Gully Cave.

Well, my football career was short lived. I managed not much more than 15 minutes on the pitch before the dreaded pulled muscle gave out and I had to limp off and watch the rest of the game from the touch line. It completely poured down. I stood soaking wet and miserable in the rain while the team lost 3-1 and the only goal we scored was from a penalty that (whisper it quietly) probably wasn’t even a penalty at all. To round things off, on the packed train home from London the only seat available was next to a man dressed in a full spandex cycling racing suit who had a cold and sniffed ‘SQQQQCCCHHNIFF!’ regular as clockwork every six seconds. If he hadn’t have got out at Reading I wouldn’t have answered for what might have happened next.

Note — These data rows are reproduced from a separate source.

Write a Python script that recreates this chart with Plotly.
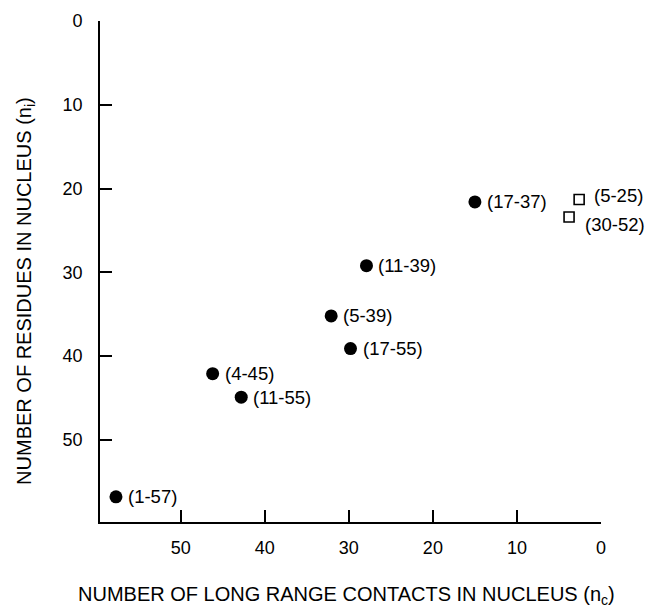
import plotly.graph_objects as go

# Data
circle_labels = ["(1-57)", "(4-45)", "(11-55)", "(5-39)", "(17-55)", "(11-39)", "(17-37)"]
circle_nc = [57.7, 46.2, 42.8, 32.1, 29.8, 27.9, 15.0]
circle_ni = [56.8, 42.1, 44.9, 35.2, 39.1, 29.2, 21.6]

square_labels = ["(5-25)", "(30-52)"]
square_nc = [2.6, 3.8]
square_ni = [21.3, 23.4]

x_ticks = [50, 40, 30, 20, 10, 0]
y_ticks = [0, 10, 20, 30, 40, 50]

FONT = "Liberation Sans, Arial, sans-serif"

fig = go.Figure()
fig.add_trace(go.Scatter(
    x=circle_nc, y=circle_ni, mode="markers",
    marker=dict(symbol="circle", size=13, color="black"),
    showlegend=False, hoverinfo="skip"))
fig.add_trace(go.Scatter(
    x=square_nc, y=square_ni, mode="markers",
    marker=dict(symbol="square-open", size=10, color="black", line=dict(width=1.6, color="black")),
    showlegend=False, hoverinfo="skip"))

label_shift = {"(5-25)": (13, 4), "(30-52)": (14, -7)}
for lbl, xv, yv in list(zip(circle_labels, circle_nc, circle_ni)) + list(zip(square_labels, square_nc, square_ni)):
    dx, dy = label_shift.get(lbl, (10, 0))
    fig.add_annotation(x=xv, y=yv, text=lbl, showarrow=False, xanchor="left", yanchor="middle",
                       xshift=dx, yshift=dy, font=dict(family=FONT, size=18.5, color="black"))

fig.add_annotation(xref="paper", yref="paper", x=0.493, y=-0.146, showarrow=False,
                   text="NUMBER OF LONG RANGE CONTACTS IN NUCLEUS (n<sub>c</sub>)",
                   xanchor="center", yanchor="middle",
                   font=dict(family=FONT, size=20, color="black"))
fig.add_annotation(xref="paper", yref="paper", x=-0.15, y=0.461, showarrow=False,
                   text="NUMBER OF RESIDUES IN NUCLEUS (n<sub>i</sub>)", textangle=-90,
                   xanchor="center", yanchor="middle",
                   font=dict(family=FONT, size=20, color="black"))

axis_common = dict(showline=True, linecolor="black", linewidth=1.8, showgrid=False, zeroline=False,
                   ticks="inside", ticklen=12, tickwidth=1.6, tickcolor="black",
                   tickfont=dict(family=FONT, size=18, color="black"), mirror=False)

fig.update_layout(
    width=647, height=610,
    margin=dict(l=100, r=46, t=21, b=88),
    paper_bgcolor="white", plot_bgcolor="white",
    xaxis=dict(range=[59.6, 0], tickvals=x_ticks, ticktext=[str(v) for v in x_ticks],
               ticklabelstandoff=8, **axis_common),
    yaxis=dict(range=[59.8, 0], tickvals=y_ticks, ticktext=[str(v) for v in y_ticks],
               ticklabelstandoff=12, **axis_common),
)

fig.write_html("out.html")
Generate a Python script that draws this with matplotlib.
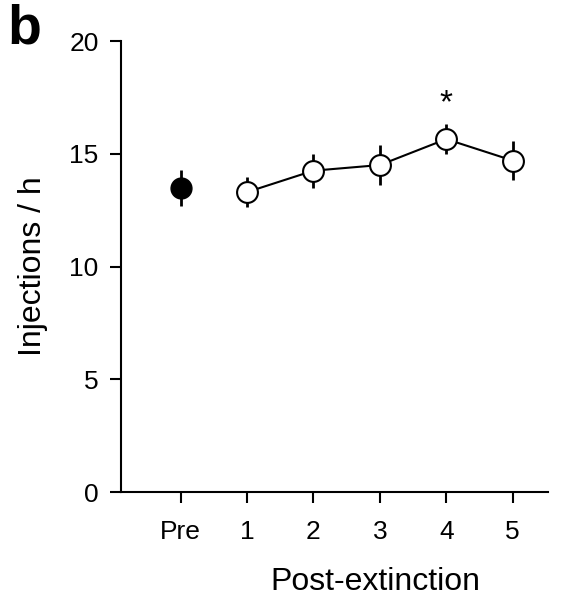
import matplotlib
matplotlib.use("Agg")
import matplotlib.pyplot as plt

plt.rcParams['font.family'] = ['Liberation Sans', 'DejaVu Sans']

# Data
labels = ['Pre', '1', '2', '3', '4', '5']
pre_mean = 13.5
pre_err = 0.8
post_days = [1, 2, 3, 4, 5]
post_mean = [13.3, 14.25, 14.5, 15.65, 14.7]
post_err = [0.65, 0.75, 0.9, 0.65, 0.85]
star_day = 4
star_y = 17.2

fig = plt.figure(figsize=(5.73, 6.03), dpi=100)
ax = fig.add_axes([0.211, 0.184, 0.745, 0.748])

# Pre point (filled)
ax.errorbar([0], [pre_mean], yerr=[pre_err], fmt='o', color='black',
            markersize=15, markerfacecolor='black', markeredgecolor='black',
            elinewidth=2, capsize=0, zorder=3)

# Post-extinction points (open)
ax.errorbar(post_days, post_mean, yerr=post_err, fmt='-o', color='black',
            markersize=15, markerfacecolor='white', markeredgecolor='black',
            markeredgewidth=1.5, linewidth=1.5, elinewidth=2, capsize=0, zorder=3)

ax.text(star_day, star_y, '*', ha='center', va='center', fontsize=24)

ax.set_xlim(-0.9, 5.53)
ax.set_ylim(0, 20)
ax.set_xticks(range(len(labels)))
ax.set_xticklabels(labels)
ax.set_yticks([0, 5, 10, 15, 20])

for s in ['top', 'right']:
    ax.spines[s].set_visible(False)
for s in ['left', 'bottom']:
    ax.spines[s].set_linewidth(1.5)
ax.tick_params(direction='out', length=8, width=1.5, labelsize=19)
ax.tick_params(axis='x', pad=12)
ax.tick_params(axis='y', pad=8)

ax.set_ylabel('Injections / h', fontsize=23, labelpad=15)
ax.set_xlabel('Post-extinction', fontsize=23, labelpad=17, x=0.597)

fig.text(0.012, 0.995, 'b', fontsize=40, fontweight='bold', va='top', ha='left')

fig.savefig('out.png', dpi=100)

Old Spanner in a puddle My lovely old dog, Spanner, is fourteen and a half years old. She is my constant companion and sits by me or lies under the table as I write. She spends a great deal of time asleep these days and snores a great deal. Going for a long walk is not something that she is up to anymore, but the other day I took her on a walk that we used to do all the time. I thought it was something we had to do together at least once more. It had rained and the track was full of puddles. There was a time when she would have raced through them all, turned round and raced back, but now she just ambled into them and stood there. But she wagged her tail as she did which was rather touching, and I like to think she was remembering how much fun it used to be.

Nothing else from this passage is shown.